The Spatial History Lab at Stanford has experimented with a number of visualization technologies. While most are geography-based representations, others, like this display of human social networks (rendered in Pajek and published with Adobe Flash) show the value of other visualization tools.
Although many visualization technologies are often used merely as illustrations, the real power of visualization comes in its ability to make powerful arguments, and show data in a way that raises new questions. We may tend to think of visualization as a finished product, as part of presentation, but it may be more useful to think of visualization as part of the research process. Visualizing data, argues Richard White in “What is Spatial History,” is “a means of doing research; it generates questions that might otherwise go unasked, it reveals historical relations that might otherwise go unnoticed, and it undermines, or substantiates, stories upon which we build our own versions of the past.”
But conveying essential data in an elegant and clear way is harder than one might expect. There are plenty of visualizations that are appealing in some aesthetic way, but which might contain distractions and fail to convey the intended message. At worst, a poorly executed visualization can distort data and leave a reader confused.
The pursuit of clarity in visual representations of data has been one of the pursuits of renowned visualization scholar Edward Tufte. Tufte famously railed against the widespread use of “chartjunk,” which he argued was a distraction in conveying information as efficiently as possible. Others have defended chart junk as a way of engaging readers. An effective visualization requires a careful balance of design and function.

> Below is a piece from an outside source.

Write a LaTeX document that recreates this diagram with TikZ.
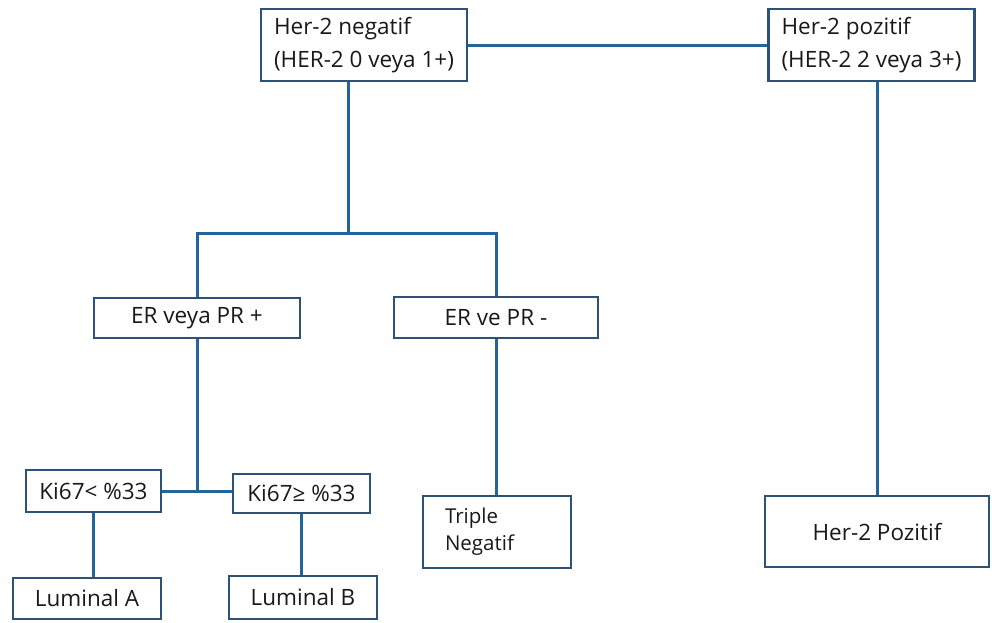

Visualizations offer new challenges in communication for another simple reason: it seems people are more willing to accept certain visual representations as objective or scientific. In a field in which scholars work with great amounts of uncertainty and ambiguity, what is the humanities scholar’s obligation in visualizing a data set? How must we account for visualizing data sets that may be incomplete or skewed?
The Republic of Letters project at Stanford, which is visualizing epistolary connections in the eighteenth century, has had to grapple with this problems. See linked video and interactive visualization.
In fact, visualizations are themselves fundamentally human creations, each one representing many small choices made by an author to show certain things and hide others; to emphasize certain features and not others. In that sense, visual arguments are like the forms of communication that humanities scholars are more accustomed to using, but it may be able to convey new information and raise new questions in a number of scholarly fields.